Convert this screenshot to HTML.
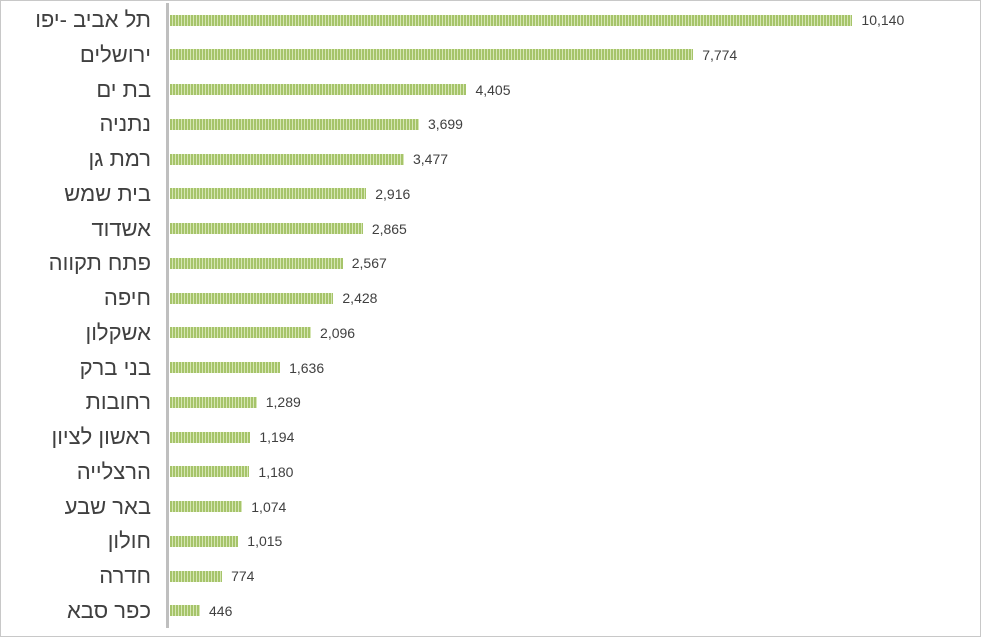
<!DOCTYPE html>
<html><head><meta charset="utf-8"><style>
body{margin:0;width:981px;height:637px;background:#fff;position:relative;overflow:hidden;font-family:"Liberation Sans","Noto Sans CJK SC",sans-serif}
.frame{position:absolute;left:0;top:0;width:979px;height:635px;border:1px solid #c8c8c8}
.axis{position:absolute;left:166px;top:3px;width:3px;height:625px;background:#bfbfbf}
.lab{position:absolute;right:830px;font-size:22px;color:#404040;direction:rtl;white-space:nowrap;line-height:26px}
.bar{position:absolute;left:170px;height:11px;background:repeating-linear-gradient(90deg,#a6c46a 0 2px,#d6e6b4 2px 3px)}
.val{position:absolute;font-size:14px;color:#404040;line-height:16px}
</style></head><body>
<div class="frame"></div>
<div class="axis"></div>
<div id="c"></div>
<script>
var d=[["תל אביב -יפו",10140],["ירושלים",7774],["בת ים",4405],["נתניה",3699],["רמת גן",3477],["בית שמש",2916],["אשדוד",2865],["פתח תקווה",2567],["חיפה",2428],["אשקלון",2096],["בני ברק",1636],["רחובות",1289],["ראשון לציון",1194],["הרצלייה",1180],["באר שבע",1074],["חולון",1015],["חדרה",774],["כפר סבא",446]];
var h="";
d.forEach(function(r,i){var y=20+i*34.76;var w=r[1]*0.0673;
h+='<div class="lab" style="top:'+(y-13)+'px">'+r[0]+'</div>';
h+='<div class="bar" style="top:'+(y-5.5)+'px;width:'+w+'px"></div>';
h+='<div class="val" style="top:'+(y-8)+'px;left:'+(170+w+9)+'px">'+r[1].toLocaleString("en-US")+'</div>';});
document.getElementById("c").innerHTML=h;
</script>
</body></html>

• _Direction_
Print the full listing exactly, dropping the pictures.

• _Written solution_
Convert this screenshot to HTML.
<!DOCTYPE html>
<html><head><meta charset="utf-8"><style>
body{margin:0;width:981px;height:637px;background:#fff;position:relative;overflow:hidden;font-family:"Liberation Sans","Noto Sans CJK SC",sans-serif}
.frame{position:absolute;left:0;top:0;width:979px;height:635px;border:1px solid #c8c8c8}
.axis{position:absolute;left:166px;top:3px;width:3px;height:625px;background:#bfbfbf}
.lab{position:absolute;right:830px;font-size:22px;color:#404040;direction:rtl;white-space:nowrap;line-height:26px}
.bar{position:absolute;left:170px;height:11px;background:repeating-linear-gradient(90deg,#a6c46a 0 2px,#d6e6b4 2px 3px)}
.val{position:absolute;font-size:14px;color:#404040;line-height:16px}
</style></head><body>
<div class="frame"></div>
<div class="axis"></div>
<div id="c"></div>
<script>
var d=[["תל אביב -יפו",10140],["ירושלים",7774],["בת ים",4405],["נתניה",3699],["רמת גן",3477],["בית שמש",2916],["אשדוד",2865],["פתח תקווה",2567],["חיפה",2428],["אשקלון",2096],["בני ברק",1636],["רחובות",1289],["ראשון לציון",1194],["הרצלייה",1180],["באר שבע",1074],["חולון",1015],["חדרה",774],["כפר סבא",446]];
var h="";
d.forEach(function(r,i){var y=20+i*34.76;var w=r[1]*0.0673;
h+='<div class="lab" style="top:'+(y-13)+'px">'+r[0]+'</div>';
h+='<div class="bar" style="top:'+(y-5.5)+'px;width:'+w+'px"></div>';
h+='<div class="val" style="top:'+(y-8)+'px;left:'+(170+w+9)+'px">'+r[1].toLocaleString("en-US")+'</div>';});
document.getElementById("c").innerHTML=h;
</script>
</body></html>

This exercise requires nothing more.